After applying this mental model, we can clearly see that a majority of attempts at providing provenance are either low-scale, imprecise, or impermanent.
So, where does Irys fit into all that?
Irys is the only provenance layer. It enables users to scale permanent data and precisely attribute its origin. By tracing and verifying where data comes from, Bundlr paves the way to incorporate accountability into all information.
Data on Irys is permanent, precise, and unconstrained. By using Arweave, all data posted to Bundlr is permanently onchain and verifiable. With high throughput capacity and high-performance timestamping, Bundlr is able to provide access to data with strong provenance at any scale.
Irys is the only provenance layer because it is the only protocol that can satisfy all vertices of the Provenance Trilemma. Data on Irys is uploaded to Arweave, keeping it onchain permanently. This data is timestamped down to the millisecond, making it extremely precise. Finally, Bundlr’s volumetric scaling makes it so there are no limits to its scalability. Users have the unrestricted ability to read from and write to Bundlr, making data on the network completely unconstrained.
In short, Irys provides strong provenance to resolve the provenance trilemma.
Future of provenance
Provenance layers ultimately enable chains of custody to track key attributes related to the data. Once we have a robust provenance layer, we can start to build ownership mechanisms that provide users rights on onchain data. Forward Research recently released the Universal Data License (UDL), which provides a framework for attaching licenses to data posted to Arweave. This means creators are able to enforce their rights onchain.
Over time licensing as a primitive will move onchain with development in zero-knowledge (zk) cryptography This will provide easy ways for users to verify how different pieces of data are linked, which is enabled through the use of zero-knowledge (zk) transformations, a primitive used to prove that certain changes to data were made, e.g., reducing the size of an image. Dan Boneh recently released an article discussing the importance zk transformations will have on the way we build future protocols and applications. With this new primitive, having a provenance layer as a scalable ledger for the proofs will become increasingly crucial. Once anyone can generate succinct zk proofs of changes to data, you can start to build decentralized financial rails for data-focused protocols. For example, Lens Protocol, a Web3 social graph, could support zk proofs on content to prove that remixed content came from the source content and distribute revenue based on smart contract rules.
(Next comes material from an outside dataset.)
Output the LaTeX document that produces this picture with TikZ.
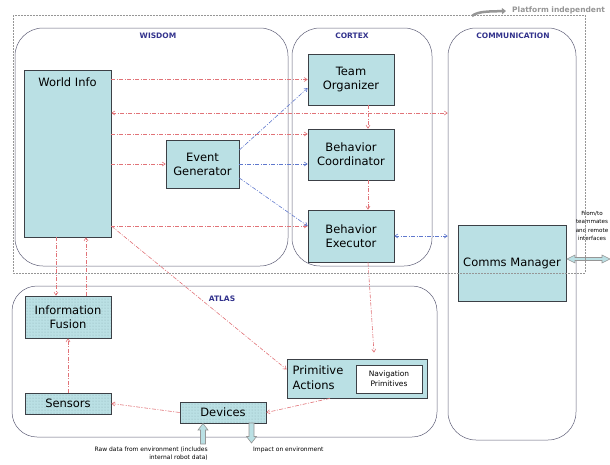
\documentclass[tikz,border=0pt]{standalone}
\usepackage{fontspec}
\setmainfont{DejaVu Sans}
\usetikzlibrary{arrows.meta,patterns,calc}
\definecolor{boxfill}{RGB}{186,224,228}
\definecolor{boxdraw}{RGB}{60,64,70}
\definecolor{groupdraw}{RGB}{95,95,120}
\definecolor{labelblue}{RGB}{50,50,140}
\definecolor{redarr}{RGB}{225,115,120}
\definecolor{bluearr}{RGB}{95,120,205}
\definecolor{outergray}{RGB}{150,150,150}
\definecolor{dotcol}{RGB}{140,175,180}
\begin{document}
\begin{tikzpicture}[x=1pt,y=-1pt,
  box/.style={draw=boxdraw,fill=boxfill,line width=0.7pt,inner sep=1pt,align=center,font=\fontsize{11.5}{14}\selectfont},
  dotbox/.style={box,preaction={fill=boxfill},pattern=dots,pattern color=dotcol},
  group/.style={draw=groupdraw,line width=0.5pt,rounded corners=28pt},
  grouplabel/.style={font=\fontsize{7.5}{9}\selectfont\bfseries,text=labelblue,inner sep=0pt},
  dd/.style={dash pattern=on 4pt off 1.5pt on 1pt off 1.5pt,line width=0.6pt},
  rarr/.style={dd,draw=redarr,-{Straight Barb[length=3pt,width=4pt]}},
  rarrb/.style={dd,draw=redarr,{Straight Barb[length=3pt,width=4pt]}-{Straight Barb[length=3pt,width=4pt]}},
  barr/.style={dd,draw=bluearr,-{Straight Barb[length=3pt,width=4pt]}},
  barrb/.style={dd,draw=bluearr,{Straight Barb[length=3pt,width=4pt]}-{Straight Barb[length=3pt,width=4pt]}},
  smalltext/.style={font=\fontsize{6}{8}\selectfont,inner sep=0pt}
]
\useasboundingbox (0,0) rectangle (610,464);

% groups
\node[group,minimum width=273pt,minimum height=238pt] (wisdom) at (151.5,147) {};
\node[grouplabel] (wisdomlab) at (158,36) {WISDOM};
\node[group,minimum width=140pt,minimum height=238pt] (cortex) at (362,147) {};
\node[grouplabel] (cortexlab) at (352,36) {CORTEX};
\node[group,minimum width=128pt,minimum height=412pt] (comm) at (512,234) {};
\node[grouplabel] (commlab) at (513,36) {COMMUNICATION};
\node[group,rounded corners=25pt,minimum width=425pt,minimum height=151pt] (atlas) at (224.5,361.5) {};
\node[grouplabel] (atlaslab) at (222,299) {ATLAS};

% boxes
\node[box,minimum width=87pt,minimum height=167pt] (wi) at (67.5,153.5) {};
\node[font=\fontsize{11.5}{14}\selectfont,inner sep=0pt] (witext) at (67.5,82) {World Info};
\node[box,minimum width=73pt,minimum height=48pt] (eg) at (202.5,164) {Event\\Generator};
\node[box,minimum width=86pt,minimum height=51pt] (to) at (351,79.5) {Team\\Organizer};
\node[box,minimum width=86pt,minimum height=51pt] (bc) at (351,154.5) {Behavior\\Coordinator};
\node[box,minimum width=86pt,minimum height=52pt] (be) at (351,236) {Behavior\\Executor};
\node[box,minimum width=108pt,minimum height=76pt] (cm) at (512,263) {Comms Manager};
\node[dotbox,minimum width=86pt,minimum height=42pt] (if) at (68,317) {Information\\Fusion};
\node[dotbox,minimum width=86pt,minimum height=21pt] (se) at (68,403.5) {Sensors};
\node[dotbox,minimum width=86pt,minimum height=21pt] (dev) at (223,412.5) {Devices};
\node[box,minimum width=140pt,minimum height=39pt] (pa) at (357,378.5) {};
\node[font=\fontsize{11.5}{15}\selectfont,align=left,inner sep=0pt] (patext) at (318,378) {Primitive\\Actions};
\node[draw=boxdraw,fill=white,line width=0.6pt,minimum width=66pt,minimum height=28pt,inner sep=0pt,align=center,font=\fontsize{7.5}{10}\selectfont] (np) at (389,379) {Navigation\\Primitives};

% red arrows
\draw[rarr] (wi.east |- to.west) -- (to.west);
\draw[rarrb] (wi.east |- 0,113) -- (comm.west |- 0,113);
\draw[rarr] (wi.east |- 0,134) -- (bc.west |- 0,134);
\draw[rarr] (wi.east |- eg.west) -- (eg.west);
\draw[rarr] (wi.east |- 0,226) -- (be.west |- 0,226);
\draw[rarr] ([xshift=17pt]to.south) -- ([xshift=17pt]bc.north);
\draw[rarr] ([xshift=17pt]bc.south) -- ([xshift=17pt]be.north);
\draw[rarr] ([xshift=17pt]be.south) -- ([xshift=17pt,yshift=6pt]pa.north);
\draw[rarr] ([xshift=-11.5pt]wi.south) -- ([xshift=-12pt]if.north);
\draw[rarr] ([xshift=18pt]if.north) -- ([xshift=18.5pt]wi.south);
\draw[rarr] (se.north) -- (if.south);
\draw[rarr] (dev.west) -- (se.east);
\draw[rarr] ([xshift=-27pt]pa.south) -- (dev.east);
\draw[rarr] (wi.east |- 0,226) -- ([yshift=9pt]pa.west);

% blue arrows
\draw[barr] ([yshift=14pt]eg.east) -- ([yshift=-8.5pt]to.west);
\draw[barr] (eg.east) -- (eg.east -| bc.west);
\draw[barr] ([yshift=-14pt]eg.east) -- ([yshift=10pt]be.west);
\draw[barrb] (be.east) -- (be.east -| comm.west);

% external double arrow
\coordinate (ext) at (610,259);
\draw[draw=outergray,fill=boxfill,line width=0.6pt]
  (567,259) -- (575,255) -- (575,257.5) -- (602,257.5) -- (602,255) -- (610,259)
  -- (602,263) -- (602,260.5) -- (575,260.5) -- (575,263) -- cycle;
\node[font=\fontsize{5.6}{8.6}\selectfont,inner sep=0pt,align=center] (extlab) at (592,226) {From/to\\teammates\\and remote\\interfaces};

% bottom arrows
\draw[draw=outergray,fill=boxfill,line width=0.6pt]
  (203,423.5) -- (208,430) -- (205.5,430) -- (205.5,444) -- (200.5,444) -- (200.5,430) -- (198,430) -- cycle;
\draw[draw=outergray,fill=boxfill,line width=0.6pt]
  (251.5,443) -- (256.5,436.5) -- (254,436.5) -- (254,423) -- (249,423) -- (249,436.5) -- (246.5,436.5) -- cycle;
\node[smalltext,align=right,anchor=north east] (rawlab) at (208,447) {Raw data from environment (includes\\internal robot data)};
\node[smalltext,anchor=north west] (implab) at (253,447) {Impact on environment};

% platform independent
\draw[outergray,line width=2.5pt,-{Triangle[length=4pt,width=6pt]}] (472,16) .. controls (478,11) and (490,11.5) .. (506,11);
\node[font=\fontsize{7.5}{9}\selectfont\bfseries,text=outergray,anchor=west,inner sep=0pt] (plat) at (512,10) {Platform independent};

% outer dashed
\draw[outergray,dashed,dash pattern=on 2pt off 1pt,line width=0.6pt] (13,15) rectangle (585,273);
\end{tikzpicture}
\end{document}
In conclusion, the necessity of strong provenance, both now and in the future, should be self-evident. At Bundlr, we’re building a future where content attribution, authorship verification, and authenticity are trustlessly verifiable. By incorporating these components, Bundlr enables users to programmatically verify the authenticity surrounding data's history, fostering trust in historical records and knowledge without the need for intermediaries.
Bundlr is paving the way for a new era of applications where information can be trustlessly verified, heralding a future where confidence is derived from incontrovertible proof rather than mere assertions.